== Data provided ==
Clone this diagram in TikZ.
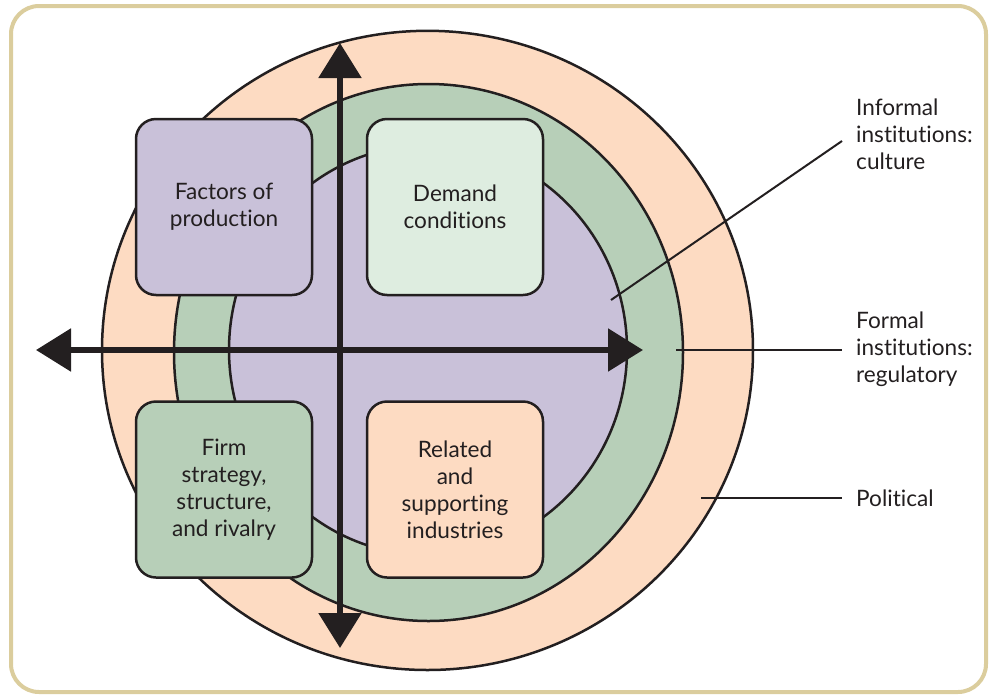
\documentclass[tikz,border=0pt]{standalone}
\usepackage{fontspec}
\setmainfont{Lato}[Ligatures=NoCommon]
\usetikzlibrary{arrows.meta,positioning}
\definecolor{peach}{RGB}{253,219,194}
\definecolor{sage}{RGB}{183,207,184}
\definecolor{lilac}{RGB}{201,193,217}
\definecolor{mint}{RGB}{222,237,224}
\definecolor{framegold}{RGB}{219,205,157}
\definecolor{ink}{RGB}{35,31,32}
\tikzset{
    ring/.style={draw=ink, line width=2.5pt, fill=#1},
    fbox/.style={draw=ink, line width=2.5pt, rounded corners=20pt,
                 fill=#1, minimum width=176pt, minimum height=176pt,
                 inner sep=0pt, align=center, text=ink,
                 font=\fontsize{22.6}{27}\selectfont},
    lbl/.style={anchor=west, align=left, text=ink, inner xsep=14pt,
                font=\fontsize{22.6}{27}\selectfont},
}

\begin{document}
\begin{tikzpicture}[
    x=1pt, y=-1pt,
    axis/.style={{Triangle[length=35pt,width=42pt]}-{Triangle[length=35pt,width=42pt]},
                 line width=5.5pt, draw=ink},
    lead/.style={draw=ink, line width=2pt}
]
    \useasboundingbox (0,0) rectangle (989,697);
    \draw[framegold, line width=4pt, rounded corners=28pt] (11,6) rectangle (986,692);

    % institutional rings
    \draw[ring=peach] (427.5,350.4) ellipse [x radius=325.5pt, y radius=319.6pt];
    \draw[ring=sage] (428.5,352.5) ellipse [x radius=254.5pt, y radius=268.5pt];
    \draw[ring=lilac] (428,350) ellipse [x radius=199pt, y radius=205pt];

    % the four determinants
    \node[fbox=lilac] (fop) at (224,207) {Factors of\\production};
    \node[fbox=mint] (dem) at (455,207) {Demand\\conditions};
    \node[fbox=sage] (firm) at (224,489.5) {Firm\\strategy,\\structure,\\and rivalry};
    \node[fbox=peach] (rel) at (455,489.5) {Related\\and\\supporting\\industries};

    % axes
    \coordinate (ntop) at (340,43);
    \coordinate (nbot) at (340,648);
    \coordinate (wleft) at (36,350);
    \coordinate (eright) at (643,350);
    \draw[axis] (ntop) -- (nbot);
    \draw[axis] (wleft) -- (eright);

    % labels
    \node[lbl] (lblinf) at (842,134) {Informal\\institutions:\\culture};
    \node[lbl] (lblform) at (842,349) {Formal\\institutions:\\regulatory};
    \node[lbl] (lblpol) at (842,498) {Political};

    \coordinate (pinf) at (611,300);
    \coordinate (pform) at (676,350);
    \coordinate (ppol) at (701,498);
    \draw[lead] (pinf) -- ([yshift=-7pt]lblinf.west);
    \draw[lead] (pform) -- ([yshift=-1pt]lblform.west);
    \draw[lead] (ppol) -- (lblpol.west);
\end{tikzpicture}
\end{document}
===
§ **What to produce**
Images in the data above are to be skipped. Retype all other material exactly.

§ **Answer below**
Clone this diagram in TikZ.
\documentclass[tikz,border=0pt]{standalone}
\usepackage{fontspec}
\setmainfont{Lato}[Ligatures=NoCommon]
\usetikzlibrary{arrows.meta,positioning}
\definecolor{peach}{RGB}{253,219,194}
\definecolor{sage}{RGB}{183,207,184}
\definecolor{lilac}{RGB}{201,193,217}
\definecolor{mint}{RGB}{222,237,224}
\definecolor{framegold}{RGB}{219,205,157}
\definecolor{ink}{RGB}{35,31,32}
\tikzset{
    ring/.style={draw=ink, line width=2.5pt, fill=#1},
    fbox/.style={draw=ink, line width=2.5pt, rounded corners=20pt,
                 fill=#1, minimum width=176pt, minimum height=176pt,
                 inner sep=0pt, align=center, text=ink,
                 font=\fontsize{22.6}{27}\selectfont},
    lbl/.style={anchor=west, align=left, text=ink, inner xsep=14pt,
                font=\fontsize{22.6}{27}\selectfont},
}

\begin{document}
\begin{tikzpicture}[
    x=1pt, y=-1pt,
    axis/.style={{Triangle[length=35pt,width=42pt]}-{Triangle[length=35pt,width=42pt]},
                 line width=5.5pt, draw=ink},
    lead/.style={draw=ink, line width=2pt}
]
    \useasboundingbox (0,0) rectangle (989,697);
    \draw[framegold, line width=4pt, rounded corners=28pt] (11,6) rectangle (986,692);

    % institutional rings
    \draw[ring=peach] (427.5,350.4) ellipse [x radius=325.5pt, y radius=319.6pt];
    \draw[ring=sage] (428.5,352.5) ellipse [x radius=254.5pt, y radius=268.5pt];
    \draw[ring=lilac] (428,350) ellipse [x radius=199pt, y radius=205pt];

    % the four determinants
    \node[fbox=lilac] (fop) at (224,207) {Factors of\\production};
    \node[fbox=mint] (dem) at (455,207) {Demand\\conditions};
    \node[fbox=sage] (firm) at (224,489.5) {Firm\\strategy,\\structure,\\and rivalry};
    \node[fbox=peach] (rel) at (455,489.5) {Related\\and\\supporting\\industries};

    % axes
    \coordinate (ntop) at (340,43);
    \coordinate (nbot) at (340,648);
    \coordinate (wleft) at (36,350);
    \coordinate (eright) at (643,350);
    \draw[axis] (ntop) -- (nbot);
    \draw[axis] (wleft) -- (eright);

    % labels
    \node[lbl] (lblinf) at (842,134) {Informal\\institutions:\\culture};
    \node[lbl] (lblform) at (842,349) {Formal\\institutions:\\regulatory};
    \node[lbl] (lblpol) at (842,498) {Political};

    \coordinate (pinf) at (611,300);
    \coordinate (pform) at (676,350);
    \coordinate (ppol) at (701,498);
    \draw[lead] (pinf) -- ([yshift=-7pt]lblinf.west);
    \draw[lead] (pform) -- ([yshift=-1pt]lblform.west);
    \draw[lead] (ppol) -- (lblpol.west);
\end{tikzpicture}
\end{document}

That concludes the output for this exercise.